Sunday, November 14, 2004

I finally got around to reading this New York Observer article, which argues that The Incredibles -- "The first hit of the Bush II years" -- is very much in step with Bushism:

The movie is about a family of superheroes forced by the government to go into a superhero-relocation program, suppress their awesome powers and hide out in the beaten-down, charmless miseries of suburbia—among tract homes, leftovers, cubicles, commutes, and dreary elementary-school commencement ceremonies in which every kid is celebrated for being "special."

Eventually, of course, the superheroes—up against it in a dangerous world—release their superpowers, break free of Anytown, U.S.A., and explode with enough personal initiative to make
The Fountainhead look like a bedtime story.

A. O. Scott also invoked Ayn Rand in his New York Times review of The Incredibles.

I haven't seen the movie, but I can't help noting that it bears some resemblance to a story by that big old liberal Kurt Vonnegut Jr. "Harrison Bergeron" concerns a godlike youth who lives in an America in which

Nobody was smarter than anybody else. Nobody was better looking than anybody else. Nobody was stronger or quicker than anybody else. All this equality was due to the 211th, 212th, and 213th Amendments to the Constitution, and to the unceasing vigilance of agents of the United States Handicapper General.

Bergeron defies the authorities, shakes off his handicaps -- but it's a pulp tragedy, because he's finally brought to "justice," killed by the Handicapper General herself.

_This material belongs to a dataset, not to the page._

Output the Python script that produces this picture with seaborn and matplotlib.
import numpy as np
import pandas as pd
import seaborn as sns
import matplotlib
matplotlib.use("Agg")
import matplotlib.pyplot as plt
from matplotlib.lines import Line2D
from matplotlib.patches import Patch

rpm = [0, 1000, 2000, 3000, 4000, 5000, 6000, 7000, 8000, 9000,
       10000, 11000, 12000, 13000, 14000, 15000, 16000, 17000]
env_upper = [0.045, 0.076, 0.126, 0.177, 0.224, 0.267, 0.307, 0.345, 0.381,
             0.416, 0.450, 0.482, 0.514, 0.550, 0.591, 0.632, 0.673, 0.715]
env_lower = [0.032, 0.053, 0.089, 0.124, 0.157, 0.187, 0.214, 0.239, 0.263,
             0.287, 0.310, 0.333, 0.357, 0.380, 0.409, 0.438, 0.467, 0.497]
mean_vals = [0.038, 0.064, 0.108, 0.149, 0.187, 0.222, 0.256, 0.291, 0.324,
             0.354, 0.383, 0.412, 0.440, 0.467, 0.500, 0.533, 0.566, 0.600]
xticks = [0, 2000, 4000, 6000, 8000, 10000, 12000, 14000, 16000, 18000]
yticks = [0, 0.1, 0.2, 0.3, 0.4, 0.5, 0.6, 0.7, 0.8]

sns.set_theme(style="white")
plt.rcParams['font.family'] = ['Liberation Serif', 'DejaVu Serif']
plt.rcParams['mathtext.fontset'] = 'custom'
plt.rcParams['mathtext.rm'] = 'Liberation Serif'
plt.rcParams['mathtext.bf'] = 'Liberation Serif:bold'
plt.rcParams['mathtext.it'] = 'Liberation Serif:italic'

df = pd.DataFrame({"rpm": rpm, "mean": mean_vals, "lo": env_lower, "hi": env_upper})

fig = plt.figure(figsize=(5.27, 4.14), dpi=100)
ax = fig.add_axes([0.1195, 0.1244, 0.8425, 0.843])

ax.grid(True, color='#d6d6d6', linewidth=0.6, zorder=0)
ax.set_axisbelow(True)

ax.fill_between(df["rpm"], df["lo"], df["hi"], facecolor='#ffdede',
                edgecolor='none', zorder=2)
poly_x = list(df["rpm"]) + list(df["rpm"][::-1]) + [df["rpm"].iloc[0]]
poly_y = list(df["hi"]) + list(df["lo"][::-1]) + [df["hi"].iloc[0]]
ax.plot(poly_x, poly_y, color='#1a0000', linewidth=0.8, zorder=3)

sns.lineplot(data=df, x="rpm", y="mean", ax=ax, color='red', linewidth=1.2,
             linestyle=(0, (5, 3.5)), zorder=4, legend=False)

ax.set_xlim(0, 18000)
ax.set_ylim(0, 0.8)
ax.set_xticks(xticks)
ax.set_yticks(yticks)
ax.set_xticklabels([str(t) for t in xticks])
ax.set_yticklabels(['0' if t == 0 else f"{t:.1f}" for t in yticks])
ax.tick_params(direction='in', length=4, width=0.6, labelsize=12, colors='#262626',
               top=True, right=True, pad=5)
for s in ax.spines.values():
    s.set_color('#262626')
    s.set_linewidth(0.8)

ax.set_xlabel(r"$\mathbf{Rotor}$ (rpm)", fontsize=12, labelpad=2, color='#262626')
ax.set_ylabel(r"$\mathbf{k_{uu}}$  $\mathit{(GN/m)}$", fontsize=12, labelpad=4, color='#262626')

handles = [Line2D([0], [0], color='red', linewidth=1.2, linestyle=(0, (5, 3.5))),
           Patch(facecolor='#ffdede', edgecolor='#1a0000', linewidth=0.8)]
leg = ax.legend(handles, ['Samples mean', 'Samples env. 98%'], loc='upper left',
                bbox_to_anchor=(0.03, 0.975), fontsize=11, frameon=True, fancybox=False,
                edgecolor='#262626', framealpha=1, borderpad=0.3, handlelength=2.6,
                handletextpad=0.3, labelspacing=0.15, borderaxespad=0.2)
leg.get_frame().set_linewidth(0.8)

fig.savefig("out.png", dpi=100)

That's not the work of a Randian. It's the work of a guy who, in his 80s, thinks the Bushies are psychopaths.

Why is it necessarily Randian to believe that talents shouldn't be suppressed? Liberals are meritocrats -- sure, a lot of us support affirmative action, but the thinking behind affirmative action is that a nudge might help some people's latent gifts to flourish. The focus on "self esteem" in schools is liberalism in a mutant form, even though it's hung around liberals' necks. It's much more in keeping with liberalism to believe that the people who get to shine ought to be the people who deserve to shine, because they're good at what they do. Why do you think we can't stand Bush?